The golden lion still looked troubled. "But Host... don’t you think it’s too soon to leave? Even temporarily?"
Heena waved her free hand dismissively. "Nothing is too soon. We should prepare from the start for the end. A good Black Lotus always has an exit strategy."
"But it might already be nearly twenty days there!" System 427 practically wailed, flying a tight circle around her head. "Time runs differently between the Bureau and the mission worlds! How will Larus handle everything alone? The court is a snake pit!"
Heena pulled the popsicle from her mouth. Only now did she truly register the time dilation. Yes, time here and in different mission worlds ran at vastly different rates. She’d only been here for about thirty minutes, navigating the sleek corridors of the Bureau, but it might have already turned into weeks back in the Eternal Phoenix Empire.
She looked at her System, her expression turning serious, calculating.
"It’s fine. It’s not a big deal."
"Host—"
"He’s a prince," Heena interrupted firmly. "He has training. Royal education. He survived his own kingdom’s deadly politics before I ever proposed to him. And honestly? This is a test."
She shrugged, taking another unbothered bite of strawberry ice.
"If he can handle the pressure of managing the empire while I’m... indisposed... then that proves my investment in him was correct. If he can’t—" Her eyes flashed with a cold, pragmatic light. "—then I’ll need to find another person to be my Emperor Consort when I return."
The System stared at her, utterly horrified. "Host, that’s really cruel!"
"Yeah, yeah, I’m cruel," Heena said dismissively, tossing the popsicle stick into a nearby glowing disintegration bin. "If I wasn’t cruel, I wouldn’t be here collecting prize money for catching an unregistered, illegal System, would I? Besides, I need to personally interrogate that thing."
What Heena didn’t say—what she kept locked tight behind her ribs—was that this was deeply personal.
That illegal System had tried to destroy her entire mission. It had enabled Seraphina’s sickening "White Lotus" act, caused chaos, and nearly derailed everything Heena had worked for over the past months. It had manipulated her consorts, twisted the empire’s fate, and tried to erase her existence.

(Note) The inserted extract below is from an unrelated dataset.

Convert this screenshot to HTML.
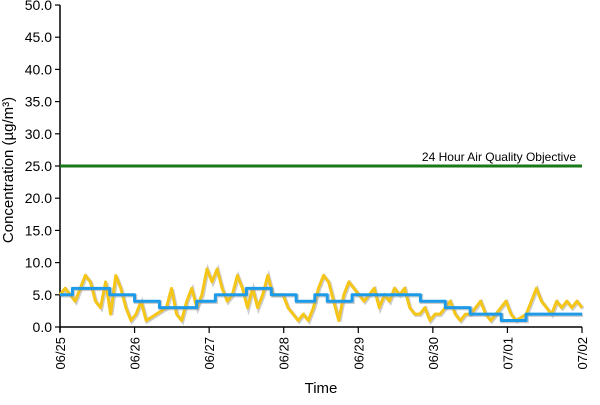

She wanted answers. Direct, unfiltered, painful answers. Not bureaucratic reports handed down by a desk clerk.
It didn’t take long to reach the police station.
And yes, there was a police station—the headquarters of the same interdimensional law enforcement division that had arrested Seraphina’s illegal System.
The building was massive. Crystalline and stark white, with the star-shaped emblem of the Transmigration Bureau prominently displayed above the grand entrance. Inside, it looked like any modern police station might, but infinitely cleaner and more organized. People—Hosts and their Systems—were registering complaints at floating holographic counters, filing reports, and attending preliminary hearings. Behind heavily reinforced, shimmering energy barriers, you could see detained Systems locked in containment cells, their code stripped of its physical avatars.
Heena walked up to the main counter with the confidence of someone who owned the building.
The woman behind the desk was wearing the standard officer uniform: a sharp blue suit, blue pants, a crisp white undershirt, and a blue digital mask covering the lower half of her face. Only her eyes were visible—sharp, assessing, and intelligent. On her shoulder was a badge with the star-shaped rose emblem, three-dimensional and somehow alive-looking, shifting colors in the light.